In the surrounding Champs de Mars plaza, a sea of homeless covered the open ground, many with nothing more than a plastic sheet to protect them from sun and rain. The global agency supplying tents said it already had 10,000 stored in Haiti and at least 30,000 more would be arriving.

Haitian President Rene Preval, who lost his house in the disaster, plans to move into a tent on the lawn of the destroyed National Palace, said Patrick Delatour, the tourism minister and official in charge of planning reconstruction.

Meanwhile, the Haitian government and international groups were preparing a more substantial tent city on Port-au-Prince's outskirts. Brazilian army engineers with the U.N. peacekeeping force here have cleared and leveled 12 acres north of the city, planned as the first of more than a half-dozen that officials hope will shelter the displaced before the onset of spring rains and summer hurricanes.

"There's still hope. We think that people could still be alive," Mexican search team chief Hector Mendez said outside the ruins of the Montana Hotel, where dozens of Americans and many other foreigners were believed buried.

But, almost two weeks after the quake, Mendez was realistic. "There are many, many bodies," he said. There are 54 confirmed American dead in Haiti, and U.S. officials were seeking to confirm 36 other possible deaths, State Department spokesman Gordon Duguid said Monday.

Haiti recovery plan remodeled after earthquake

MONTREAL -- Aid groups will work off of an existing plan for Haiti's development to help the country recover from a devastating earthquake, U.S. Secretary of State Hillary Rodham Clinton said Monday. Clinton said that international donors and organizations had been mapping out a plan for the country's development for months before the quake.

She spoke while en route to a conference in Montreal on how to channel aid into Haiti, and indicated this could be the basis for a revised plan now. "I don't want to start from scratch, but we have to recognize the changed challenges that we are now confronting," she said.

Haitian Prime Minister Jean-Max Bellerive said his government needs to rely strongly on its partners but he asserted that Haiti is able to lead the rebuilding effort after the Jan. 12 earthquake.

"Haitians continue to work in precarious conditions but it is in the position to assume the leadership expected of it by its people in order to relaunch the country on the path to reconstruction," Bellerive said in opening remarks.

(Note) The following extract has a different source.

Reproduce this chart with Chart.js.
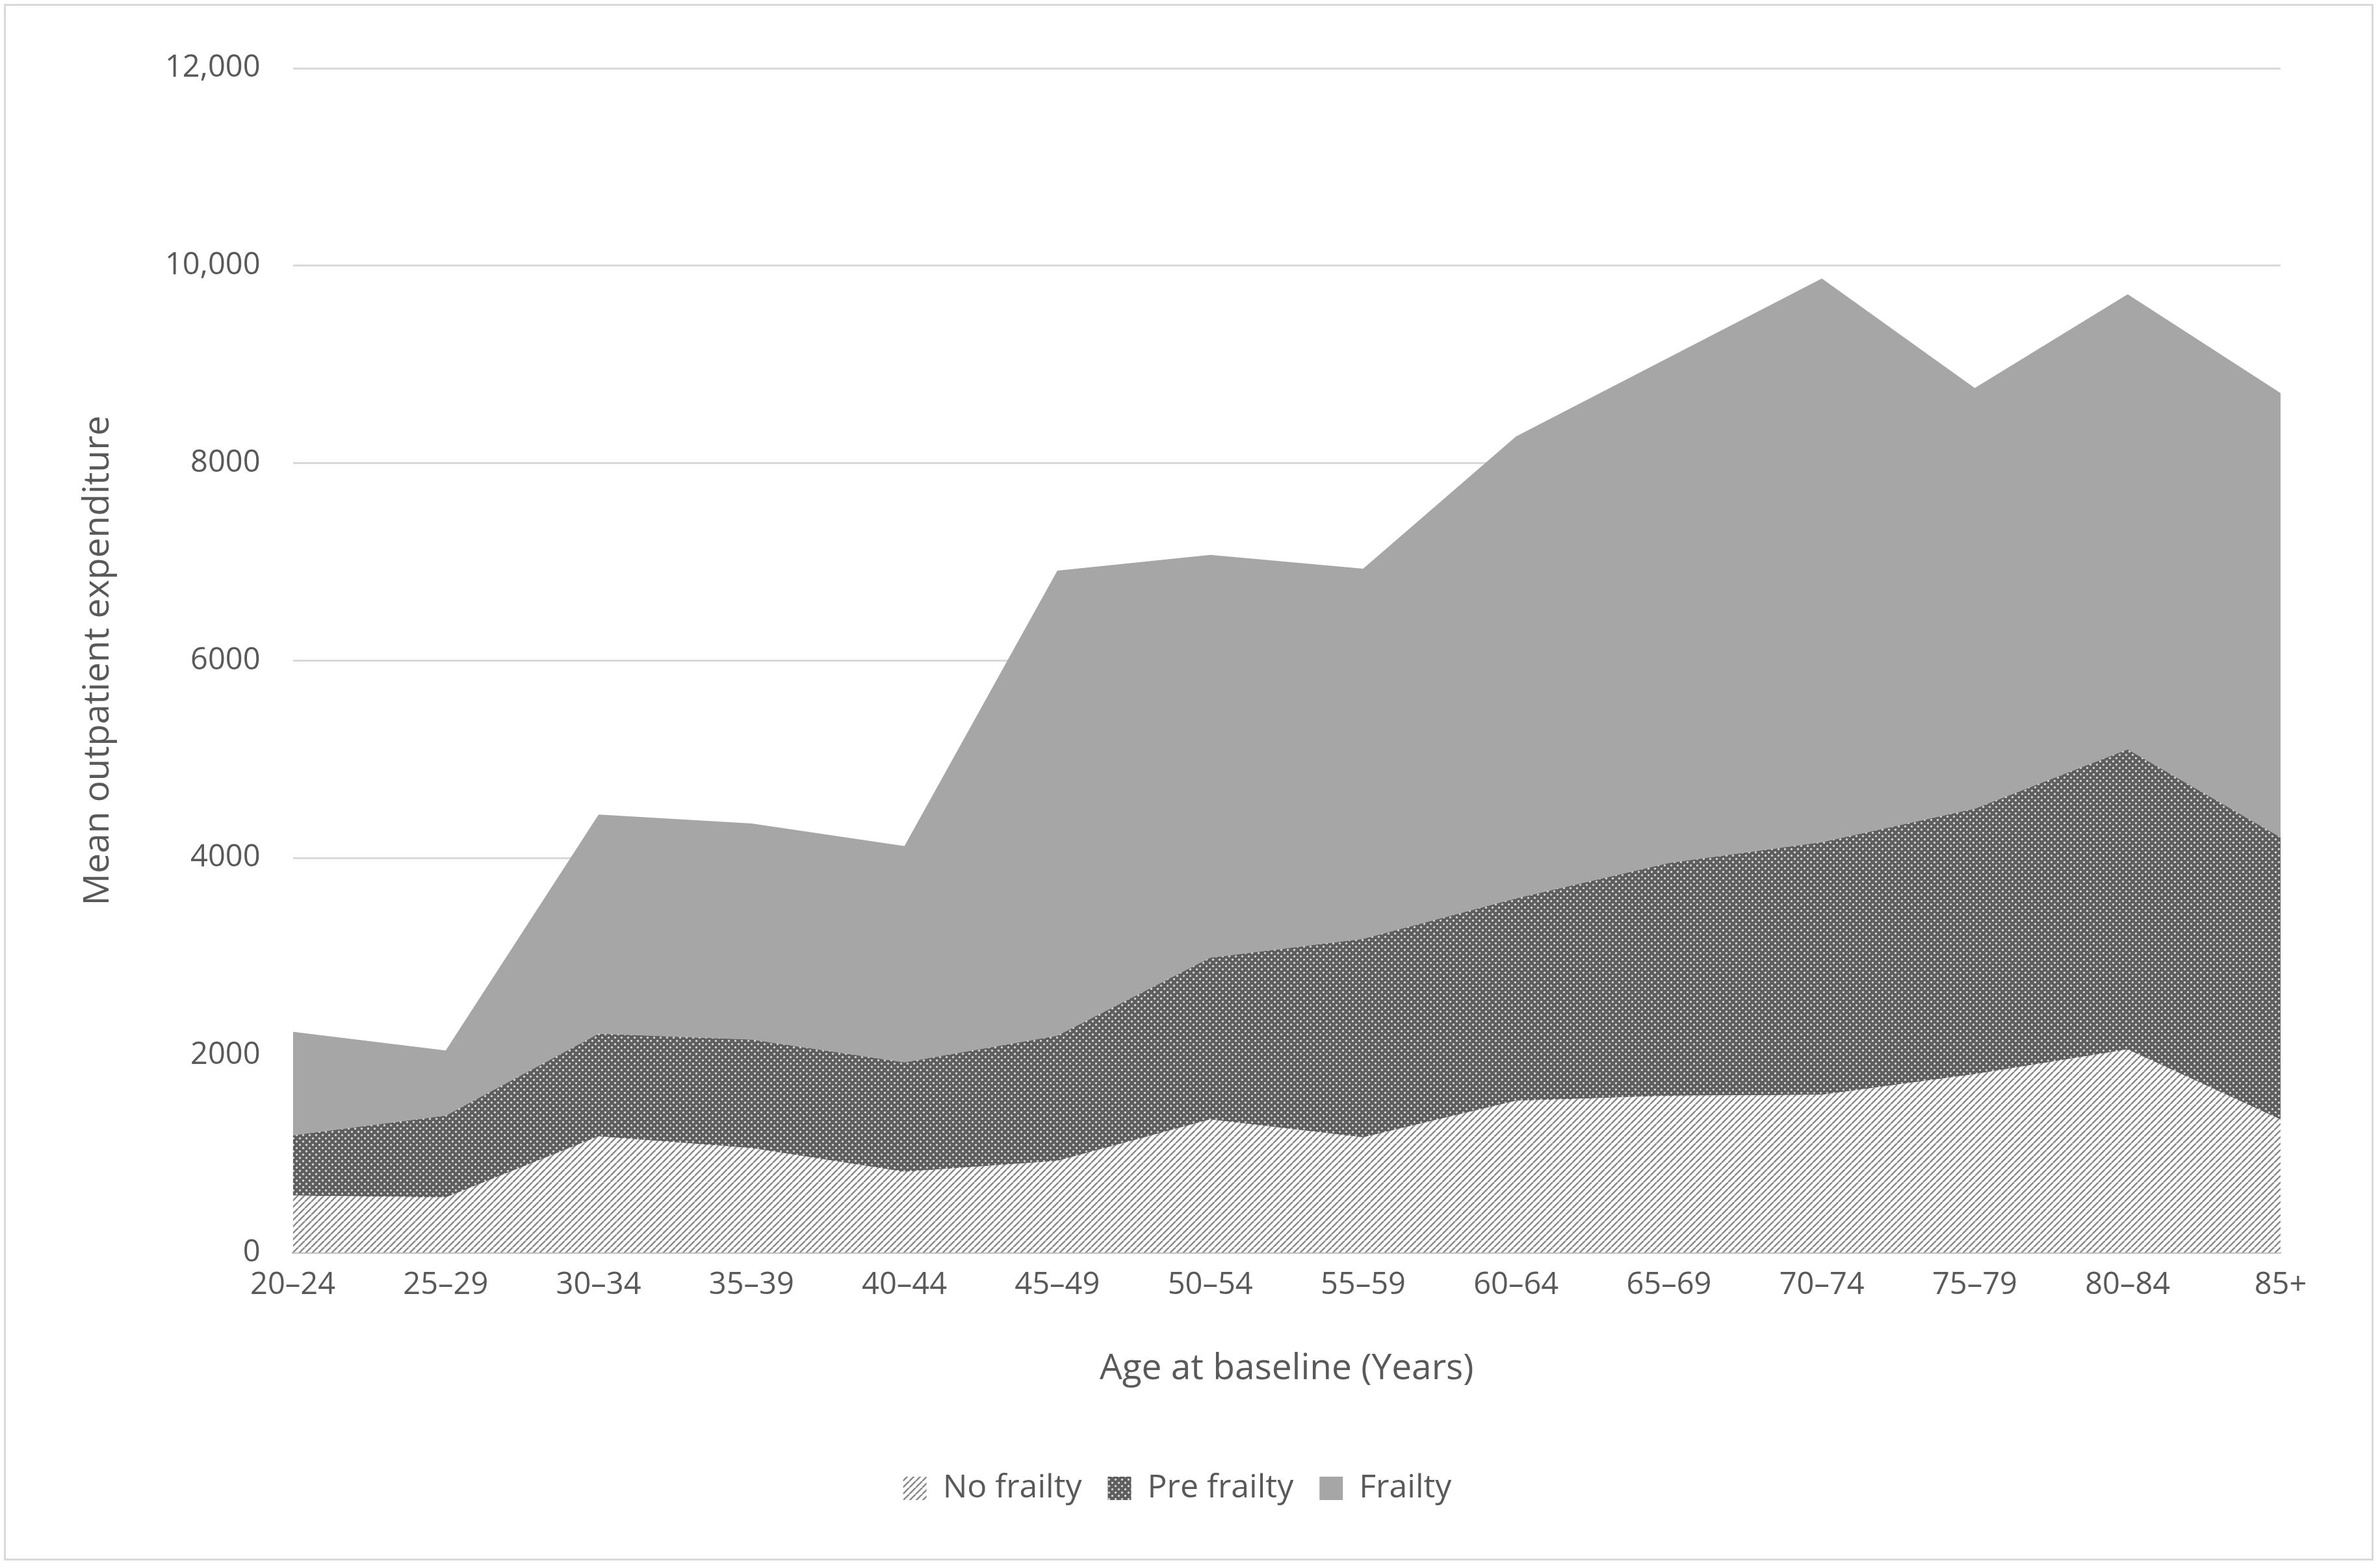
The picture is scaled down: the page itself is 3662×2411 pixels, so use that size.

Haiti's magnitude-7 earthquake killed an estimated 200,000 people and left the poorest country in the Western Hemisphere virtually without a functioning government. It wrecked the presidential palace, parliament, government ministries and the U.N. headquarters, among thousands of other structures.

Canadian Prime Minister Stephen Harper and foreign ministers from more than a dozen countries, eight international bodies and six major non-governmental organizations are meeting at the conference. Governments have pledged nearly $1 billion in aid to Haiti, according to an Associated Press estimate, including $575 million from the European Union's 27 nations.

Monday's meeting comes as a global army of aid workers was delivering more food into people's hands in Haiti, but the efforts were still falling short. International Red Cross spokesman Paul Conneally, speaking from Geneva and just back from Haiti, said there was a growing need to bring in heavy equipment to take down damaged buildings, some of which could collapse at the slightest aftershock.